Congregations that are missional, however, have another group within them. They want to be responsive to the Great Commission given the Church by Jesus. Their struggle over recent decades has been how to “attract” the outside people inside. Evangelism Committees have searched for the right technique or program to put in place to pull them in. Unfortunately the whole effort is backward. Jesus never did sit in a synagogue and try to figure out how to get people to come in.
The key is going to where the people are and making a true relational contact. Cold calling offers very little chance of that happening. The key is relational. No learned or memorized “pitch” is going to do it. One life has to touch another, and for that to happen, one life has to be excited enough to want to share something with another life.
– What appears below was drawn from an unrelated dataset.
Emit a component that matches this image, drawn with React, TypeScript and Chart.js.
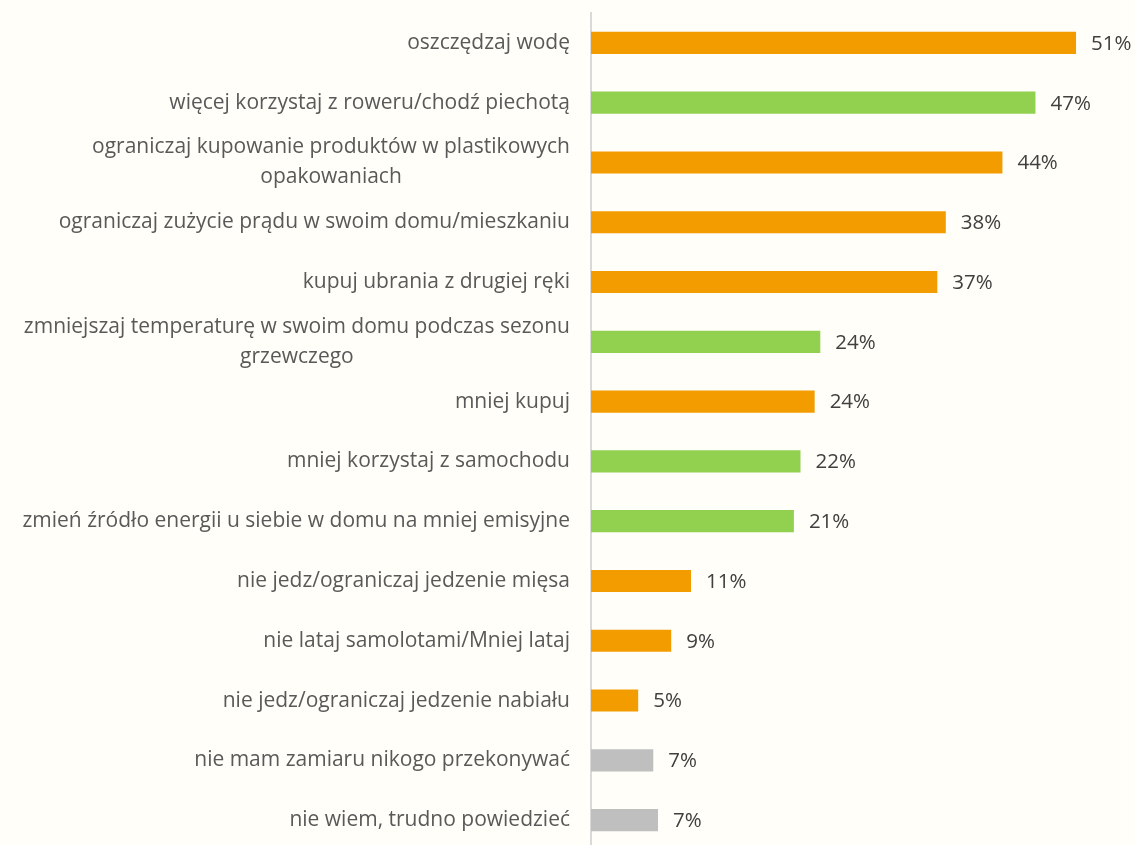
import React, { useEffect, useRef } from 'react';
import { Chart, registerables } from 'chart.js';

Chart.register(...registerables);

const categories: string[][] = [
  ['oszczędzaj wodę'],
  ['więcej korzystaj z roweru/chodź piechotą'],
  ['ograniczaj kupowanie produktów w plastikowych', 'opakowaniach'],
  ['ograniczaj zużycie prądu w swoim domu/mieszkaniu'],
  ['kupuj ubrania z drugiej ręki'],
  ['zmniejszaj temperaturę w swoim domu podczas sezonu', 'grzewczego'],
  ['mniej kupuj'],
  ['mniej korzystaj z samochodu'],
  ['zmień źródło energii u siebie w domu na mniej emisyjne'],
  ['nie jedz/ograniczaj jedzenie mięsa'],
  ['nie lataj samolotami/Mniej lataj'],
  ['nie jedz/ograniczaj jedzenie nabiału'],
  ['nie mam zamiaru nikogo przekonywać'],
  ['nie wiem, trudno powiedzieć'],
];

const values: number[] = [51.4, 47.1, 43.6, 37.6, 36.7, 24.3, 23.7, 22.2, 21.5, 10.6, 8.5, 5.0, 6.6, 7.1];

const valueLabels: string[] = ['51%', '47%', '44%', '38%', '37%', '24%', '24%', '22%', '21%', '11%', '9%', '5%', '7%', '7%'];

const ORANGE = '#F39C00';
const GREEN = '#92D050';
const GREY = '#BFBFBF';

const barColors: string[] = [
  ORANGE, GREEN, ORANGE, ORANGE, ORANGE, GREEN, ORANGE, GREEN, GREEN, ORANGE, ORANGE, ORANGE, GREY, GREY,
];

const FONT = '"Open Sans", "Noto Sans", sans-serif';
const LABEL_SIZE = 21;
const VALUE_SIZE = 20.5;
const LINE_HEIGHT = 30;

const labelPlugin = {
  id: 'customLabels',
  afterDatasetsDraw(chart: any) {
    const ctx = chart.ctx as CanvasRenderingContext2D;
    const yScale = chart.scales.y;
    const left = chart.chartArea.left;
    ctx.save();
    ctx.font = `${LABEL_SIZE}px ${FONT}`;
    ctx.fillStyle = '#595959';
    ctx.textBaseline = 'middle';
    ctx.textAlign = 'center';
    categories.forEach((lines, i) => {
      const yc = yScale.getPixelForValue(i);
      const w = Math.max(...lines.map((l) => ctx.measureText(l).width));
      const cx = left - 21 - w / 2;
      lines.forEach((l, j) => {
        const y = yc + (j - (lines.length - 1) / 2) * LINE_HEIGHT;
        ctx.fillText(l, cx, y);
      });
    });
    const meta = chart.getDatasetMeta(0);
    ctx.font = `${VALUE_SIZE}px ${FONT}`;
    ctx.fillStyle = '#404040';
    ctx.textAlign = 'left';
    meta.data.forEach((bar: any, i: number) => {
      ctx.fillText(valueLabels[i], bar.x + 15, bar.y + 1);
    });
    ctx.restore();
  },
};

const bgPlugin = {
  id: 'bg',
  beforeDraw(chart: any) {
    const ctx = chart.ctx as CanvasRenderingContext2D;
    ctx.save();
    ctx.fillStyle = '#FFFEF8';
    ctx.fillRect(0, 0, chart.width, chart.height);
    ctx.restore();
  },
};

export default function App() {
  const ref = useRef<HTMLCanvasElement | null>(null);

  useEffect(() => {
    if (!ref.current) return;
    const chart = new Chart(ref.current, {
      type: 'bar',
      data: {
        labels: categories,
        datasets: [
          {
            data: values,
            backgroundColor: barColors,
            borderWidth: 0,
            barPercentage: 0.37,
            categoryPercentage: 1,
          },
        ],
      },
      options: {
        indexAxis: 'y',
        responsive: false,
        animation: false,
        layout: { padding: { left: 583, top: 13, right: 25, bottom: 1 } },
        plugins: {
          legend: { display: false },
          tooltip: { enabled: false },
        },
        scales: {
          x: { display: false, min: 0, max: 55 },
          y: {
            display: true,
            ticks: { display: false },
            grid: { display: false },
            border: { display: true, color: '#D9D9D9', width: 2 },
          },
        },
      },
      plugins: [bgPlugin, labelPlugin],
    });
    return () => chart.destroy();
  }, []);

  return (
    <div style={{ position: 'fixed', left: 0, top: 0, width: 1135, height: 851, background: '#FFFEF8' }}>
      <canvas ref={ref} width={1135} height={851} style={{ width: 1135, height: 851, display: 'block' }} />
    </div>
  );
}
In the 21st Century this is how over 85% of those who were outside the church are coming inside.
It is doubtful that a membership-based congregation will ever mount this kind of spiritual excitement. If they exist, they are few and far between. Only a disciple-based congregation, excited about their personal relationship to Jesus Christ and filled with passion about fulfilling their own called ministry will generate this kind of excitement. To engage those outside the church it will take an invitation for them to come and check it out for themselves rather than promising some authoritative truth waiting for them. It will take a witness of spiritual experience and not just spiritual learning. As the gap continues to widen between church and community, this bridge that Jesus demonstrated in His own ministry is the last one standing.